Las referencias a la unión entre las dos mujeres son constantes. Además de la belleza compartida, la joven ayuda a su abuela en el reparto de comida a los necesitados, y se reproduce con ella el momento en que su abuelo tomó las medidas para los calcetines de su amada, supremo acto de amor al que podía aspirar.
Y en el entorno familiar ocurre lo mismo. El fracaso de la relación de pareja de Akio contrasta con la familia feliz que construyó su madre, y que intenta prolongar con el pastor de la iglesia, y con el incipiente noviazgo, bajo los fuegos artificiales, que su nieta está experimentando.
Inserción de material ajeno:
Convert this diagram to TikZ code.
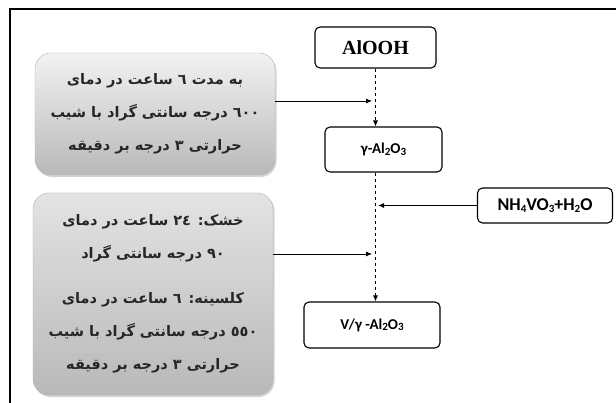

Todo ello delimita una posición no exenta de ingenuidad. El choque generacional es demasiado rotundo para ser creíble. La complejidad que podría cuestionar la valoración de los polos desde los que se articula la película es mínima, cuando no inexistente, y tiene más fuerza el momento en el que Akio acude a socorrer a su amigo cuando este ha protagonizado la agresión en la oficina, y en el que permanece fuera de plano, como una persona inexistente que es ya a los ojos de todos, que la bondad expansiva que emana de esta madre de Tokio, aliñada con unos fuegos artificiales tan evidentes como redundantes.
Película para nostálgicos de un tiempo que, por mucho que se empeñe el director, ni fue tan maravilloso ni es probable que vuelva.